The book ends on a scene in which O is little more than a faceless object to be viewed, touched and made use of.

This book is nothing like the more modern BDSM stories I have read. Whereas most recently published stories will ease new submissives into their role, warming them up, preparing them for whatever they are about to experience there is no such restraint in this story. From the very first moment O is introduced to her new environment she is exposed to the full force of whatever her Masters wish to inflict upon her.  Safe-words are not available to O; they are never mentioned nor used.  There is no mention of the words “safe, sane and consensual”. And while it has to be said that Sir Stephen and Rene do expect O to consent to any new form of submission they invent for her, it is a form of consent that is almost involuntary.

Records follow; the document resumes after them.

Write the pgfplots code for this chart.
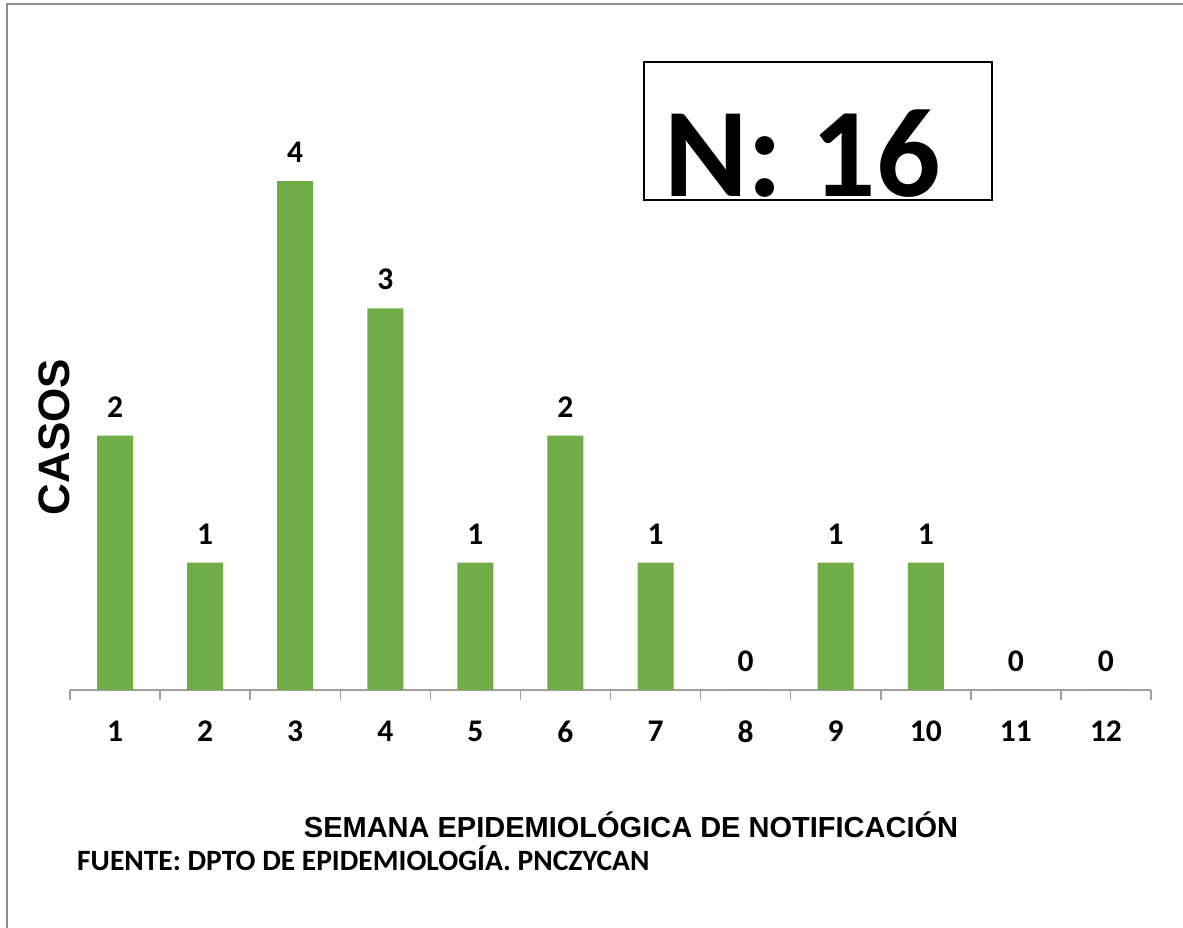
\documentclass[border=0pt]{standalone}
\usepackage{pgfplots}
\pgfplotsset{compat=1.18}
\usepackage{fontspec}
\setmainfont{Carlito}
\newfontfamily\carlito{Carlito}
\newfontfamily\arialf{Liberation Sans}
\definecolor{barg}{RGB}{112,173,71}
\definecolor{axg}{RGB}{160,160,160}
\definecolor{frameg}{RGB}{140,140,140}
\begin{document}
\begin{tikzpicture}[x=1pt,y=1pt]
\path[use as bounding box] (0,0) rectangle (1183,928);
\draw[frameg, line width=1.5pt] (7,0) -- (7,924) -- (1183,924);
\begin{axis}[
  at={(70pt,238pt)}, anchor=south west,
  scale only axis, width=1081pt, height=572.6pt,
  xmin=0.5, xmax=12.5, ymin=0, ymax=4.5,
  axis x line*=bottom, axis y line=none,
  axis line style={axg, line width=1.5pt, -},
  xtick={1,2,3,4,5,6,7,8,9,10,11,12},
  xticklabels={1,2,3,4,5,6,7,8,9,10,11,12},
  major tick length=0pt,
  minor xtick={0.5,1.5,2.5,3.5,4.5,5.5,6.5,7.5,8.5,9.5,10.5,11.5,12.5},
  minor tick length=10pt,
  tick align=outside,
  minor tick style={axg, line width=1.5pt},
  xticklabel style={font=\carlito\bfseries\fontsize{31.5pt}{38pt}\selectfont, anchor=north, inner sep=0pt, yshift=-31pt},
  clip=false,
  nodes near coords,
  every node near coord/.append style={font=\carlito\bfseries\fontsize{31.5pt}{38pt}\selectfont, anchor=south, inner sep=0pt, yshift=18pt, text=black},
  /pgf/number format/assume math mode=true,
]
\addplot[ybar, fill=barg, draw=none, bar width=36pt] coordinates {
  (1,2) (2,1) (3,4) (4,3) (5,1) (6,2) (7,1) (8,0) (9,1) (10,1) (11,0) (12,0)
};
\end{axis}
\node[rotate=90, font=\arialf\bfseries\fontsize{44pt}{53pt}\selectfont, inner sep=0pt] at (54,491) {CASOS};
\node[font=\arialf\bfseries\fontsize{29pt}{35pt}\selectfont, inner sep=0pt, anchor=base] at (631,90) {SEMANA EPIDEMIOLÓGICA DE NOTIFICACIÓN};
\node[font=\carlito\bfseries\fontsize{29.5pt}{35pt}\selectfont, inner sep=0pt, anchor=base west] at (77,57) {FUENTE: DPTO DE EPIDEMIOLOGÍA. PNCZYCAN};
\draw[black, line width=2pt] (644,728) rectangle (992,866);
\node[font=\carlito\bfseries\fontsize{127pt}{140pt}\selectfont, inner sep=0pt, anchor=base west] at (664,731) {N: 16};
\end{tikzpicture}
\end{document}
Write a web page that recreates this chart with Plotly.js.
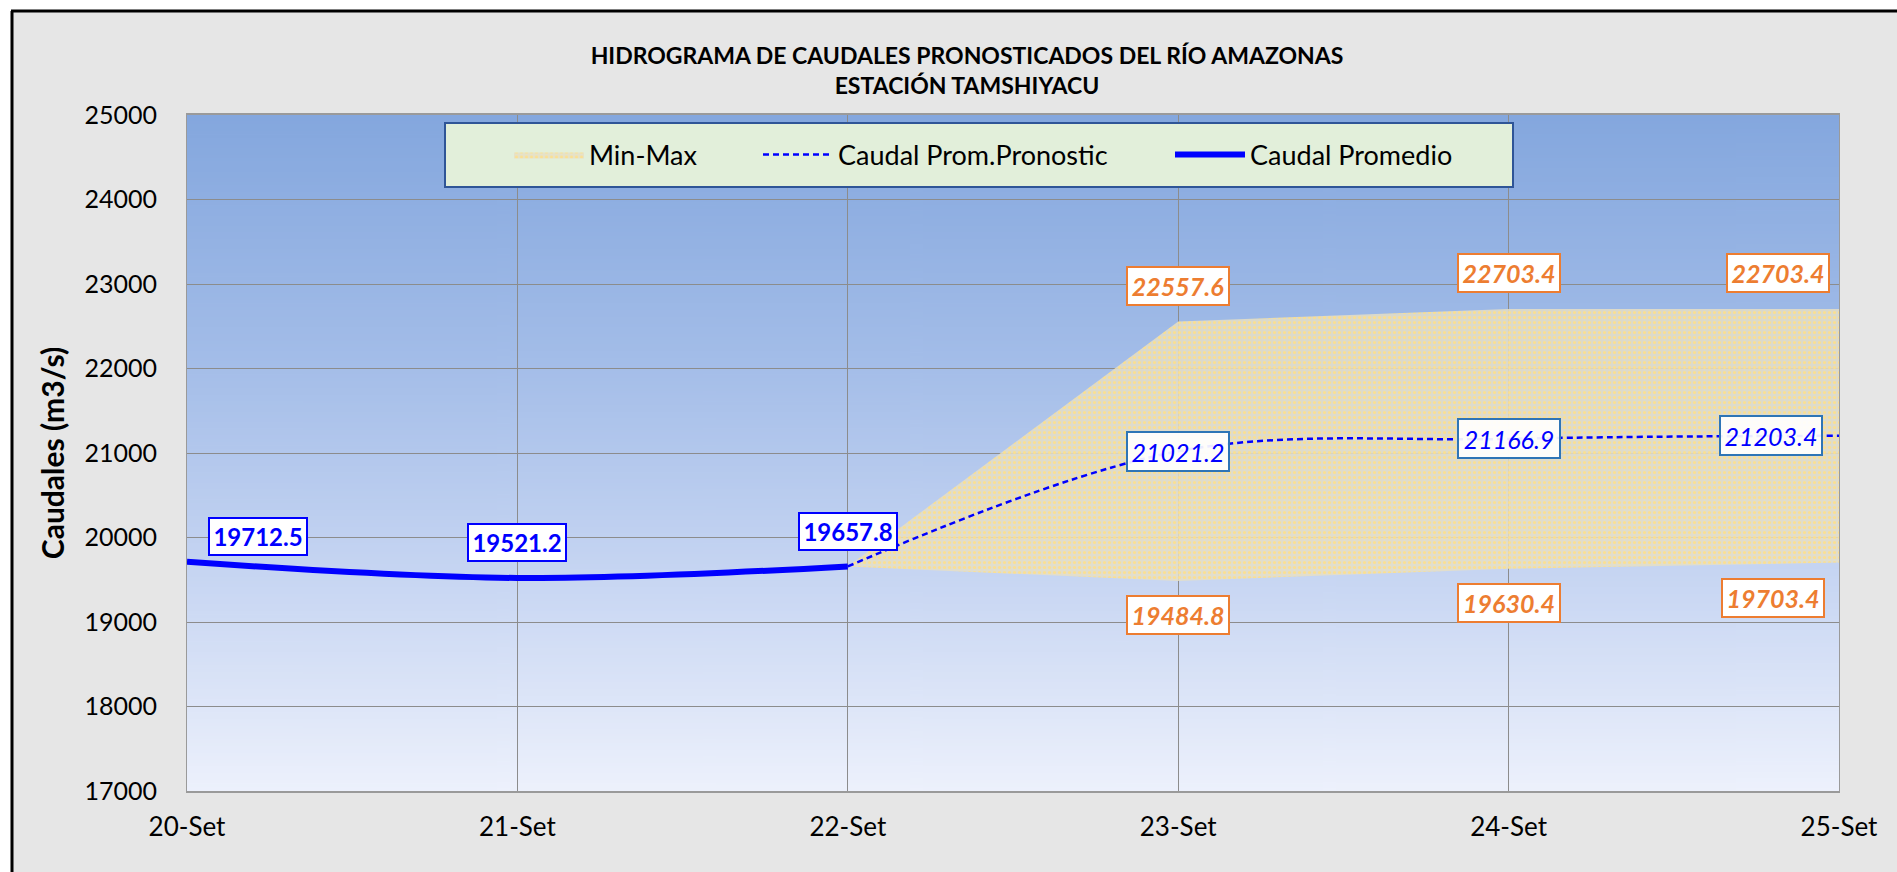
<!DOCTYPE html>
<html>
<head>
<meta charset="utf-8">
<script src="https://cdn.plot.ly/plotly-3.0.1.min.js"></script>
<style>html,body{margin:0;padding:0;background:#fff;}#chart{width:1897px;height:872px;}</style>
</head>
<body>
<div id="chart"></div>
<script>
// ---- data ----
const categories = ['20-Set', '21-Set', '22-Set', '23-Set', '24-Set', '25-Set'];
const caudalPromedio = [19712.5, 19521.2, 19657.8, null, null, null];
const caudalPronostico = [null, null, 19657.8, 21021.2, 21166.9, 21203.4];
const caudalMin = [null, null, 19657.8, 19484.8, 19630.4, 19703.4];
const caudalMax = [null, null, 19657.8, 22557.6, 22703.4, 22703.4];
const yTickValues = [17000, 18000, 19000, 20000, 21000, 22000, 23000, 24000, 25000];
const chartTitle = 'HIDROGRAMA DE CAUDALES PRONOSTICADOS DEL RÍO AMAZONAS<br>ESTACIÓN TAMSHIYACU';
const yTitle = 'Caudales (m3/s)';
const legendNames = ['Min-Max', 'Caudal Prom.Pronostic', 'Caudal Promedio'];

// ---- label placement (pixels) ----
const obsShift = [[71, 25], [0, 35], [0, 35], null, null, null];
const fcShift = [null, null, null, [0, 0], [0, 0], [-68, 0]];
const maxShift = [null, null, null, [0, 35], [0, 36], [-61, 36]];
const minShift = [null, null, null, [0, -34], [0, -34], [-66, -35]];

const FONT = 'Lato, "Open Sans", sans-serif';

// plot-area geometry in pixels
const L = 187, R = 1839, T = 115, B = 791;
const W = R - L, H = B - T;
const px = x => (x - L) / W;
const py = y => (B - y) / H;

function gradientURL() {
  const c = document.createElement('canvas');
  c.width = 8; c.height = 400;
  const g = c.getContext('2d');
  const grd = g.createLinearGradient(0, 0, 0, 400);
  grd.addColorStop(0, '#84a7de');
  grd.addColorStop(0.35, '#a2bce8');
  grd.addColorStop(0.7, '#c9d7f3');
  grd.addColorStop(1, '#edf1fc');
  g.fillStyle = grd;
  g.fillRect(0, 0, 8, 400);
  return c.toDataURL('image/png');
}

const traces = [
  {
    x: categories, y: caudalMin, type: 'scatter', mode: 'lines',
    line: {width: 0, color: 'rgba(0,0,0,0)'}, showlegend: false, hoverinfo: 'skip'
  },
  {
    x: categories, y: caudalMax, type: 'scatter', mode: 'lines', name: legendNames[0],
    fill: 'tonexty', fillcolor: 'rgba(236,228,192,0.85)',
    fillpattern: {shape: '.', fgcolor: 'rgba(255,224,135,0.85)', bgcolor: 'rgba(230,224,198,0.85)', size: 5, solidity: 0.3},
    line: {width: 0, color: 'rgba(0,0,0,0)'}, legend: 'legend'
  },
  {
    x: categories, y: caudalPronostico, type: 'scatter', mode: 'lines', name: legendNames[1],
    line: {color: '#0000ff', width: 2.5, dash: '6px,4px', shape: 'spline', smoothing: 1},
    legend: 'legend2'
  },
  {
    x: categories, y: caudalPromedio, type: 'scatter', mode: 'lines', name: legendNames[2],
    line: {color: '#0000ff', width: 6, shape: 'spline', smoothing: 1},
    legend: 'legend3'
  }
];

const annotations = [];
function addLabels(values, shifts, style) {
  values.forEach((v, i) => {
    if (v === null || !shifts[i]) return;
    annotations.push(Object.assign({
      x: categories[i], y: v, xref: 'x', yref: 'y', showarrow: false,
      text: v.toFixed(1), xanchor: 'center', yanchor: 'middle',
      xshift: shifts[i][0], yshift: shifts[i][1]
    }, JSON.parse(JSON.stringify(style))));
  });
}
addLabels(caudalPromedio, obsShift, {
  font: {family: FONT, size: 24, color: '#0000ff', weight: 'bold'},
  bgcolor: '#ffffff', bordercolor: '#0000ff', borderwidth: 2, borderpad: 2, width: 92, height: 31
});
addLabels(caudalPronostico, fcShift, {
  font: {family: FONT, size: 25, color: '#0000ff', style: 'italic'},
  bgcolor: 'rgba(255,255,255,0.92)', bordercolor: '#2e75b6', borderwidth: 2, borderpad: 2, width: 96, height: 33
});
addLabels(caudalMax, maxShift, {
  font: {family: FONT, size: 25, color: '#ed7d31', style: 'italic', weight: 'bold'},
  bgcolor: '#ffffff', bordercolor: '#ed7d31', borderwidth: 2, borderpad: 2, width: 96, height: 32
});
addLabels(caudalMin, minShift, {
  font: {family: FONT, size: 25, color: '#ed7d31', style: 'italic', weight: 'bold'},
  bgcolor: '#ffffff', bordercolor: '#ed7d31', borderwidth: 2, borderpad: 2, width: 96, height: 32
});

const legendCommon = {
  orientation: 'h', bgcolor: 'rgba(0,0,0,0)', borderwidth: 0,
  font: {family: FONT, size: 27, color: '#000000'}, itemwidth: 70,
  yanchor: 'middle', xanchor: 'left', y: py(155)
};

const layout = {
  width: 1897, height: 872,
  paper_bgcolor: '#e6e6e6', plot_bgcolor: 'rgba(0,0,0,0)',
  margin: {l: L, r: 1897 - R, t: T, b: 872 - B, pad: 0},
  title: {
    text: chartTitle, x: 967 / 1897, xanchor: 'center', y: 1 - 64 / 872, yanchor: 'middle',
    font: {family: FONT, size: 23, color: '#000000', weight: 'bold'}
  },
  xaxis: {
    type: 'category', range: [0, 5], showgrid: true, gridcolor: '#8c8c8c', gridwidth: 1,
    showline: true, linecolor: '#9a9a9a', linewidth: 2, mirror: true, zeroline: false,
    ticks: '', ticklabelstandoff: 12,
    tickfont: {family: FONT, size: 26, color: '#000000'}
  },
  yaxis: {
    range: [17000, 25000], tickmode: 'array', tickvals: yTickValues,
    ticktext: yTickValues.map(String),
    showgrid: true, gridcolor: '#8c8c8c', gridwidth: 1,
    showline: true, linecolor: '#9a9a9a', linewidth: 1, mirror: true, zeroline: false,
    ticks: '', ticklabelstandoff: 24,
    tickfont: {family: FONT, size: 25, color: '#000000'},
    title: {text: yTitle, standoff: 10, font: {family: FONT, size: 30, color: '#000000', weight: 'bold'}}
  },
  legend: Object.assign({}, legendCommon, {x: px(509)}),
  legend2: Object.assign({}, legendCommon, {x: px(758)}),
  legend3: Object.assign({}, legendCommon, {x: px(1170)}),
  images: [{
    source: gradientURL(), xref: 'paper', yref: 'paper', x: 0, y: 1, sizex: 1, sizey: 1,
    xanchor: 'left', yanchor: 'top', sizing: 'stretch', layer: 'below'
  }],
  shapes: [
    // white page margins outside the chart frame
    {type: 'rect', xref: 'paper', yref: 'paper', x0: -0.2, x1: 1.1, y0: py(11), y1: py(-5), fillcolor: '#ffffff', line: {width: 0}, layer: 'below'},
    {type: 'rect', xref: 'paper', yref: 'paper', x0: -0.2, x1: px(12), y0: py(900), y1: py(-5), fillcolor: '#ffffff', line: {width: 0}, layer: 'below'},
    // frame lines
    {type: 'line', xref: 'paper', yref: 'paper', x0: px(11), x1: 1.1, y0: py(11), y1: py(11), line: {color: '#000000', width: 3}},
    {type: 'line', xref: 'paper', yref: 'paper', x0: px(12), x1: px(12), y0: py(11), y1: py(900), line: {color: '#000000', width: 3}},
    // legend box
    {type: 'rect', xref: 'paper', yref: 'paper', x0: px(445), x1: px(1513), y0: py(187), y1: py(123),
     fillcolor: '#e2efda', line: {color: '#2f5597', width: 2}, layer: 'above'}
  ],
  annotations: annotations,
  showlegend: true
};

Plotly.newPlot('chart', traces, layout, {displayModeBar: false, staticPlot: true});
</script>
</body>
</html>
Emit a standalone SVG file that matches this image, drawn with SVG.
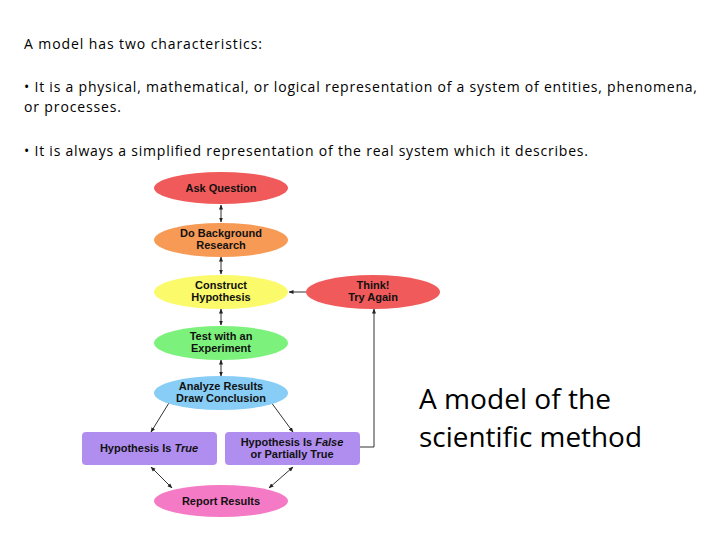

“…she could refuse, nothing was keeping her enslaved except her love and her self-enslavement.”

This isn’t a romance with a kinky edge. I can’t make up my mind about the ending of this book and am unable to describe it as either happy or sad. In fact, it seems that this book was published without either of its two original endings. And maybe that is how it should be. O has achieved that which she learned to aspire to; she belongs to Sir Stephen, to do with as he pleases. She has given herself to him so completely that she watches herself and those around her from a distance. She has been completely objectified and views herself as such without judgment.

This is a shocking story; a book that stretches the reader well beyond their comfort zone. In fact my feelings seemed to mirror O’s a lot of the time. Just when I thought things had surely gone far enough, that I couldn’t bear to see any further humiliation inflicted upon this character, I found that indeed I could, and what is more, wanted to. The writing is distant, analytical as if the narrator is completely removed from what is happening on the page. And yet, that same narrator seems to know an awful lot about what O is going through and her feelings about, and reactions to everything she’s subjected to. And I can’t help feeling that the emotions described on these pages, all the conflicting thoughts and feelings O is confronted with describe the dual emotional reactions that must be part of the path to true submission better than anything I’ve read before.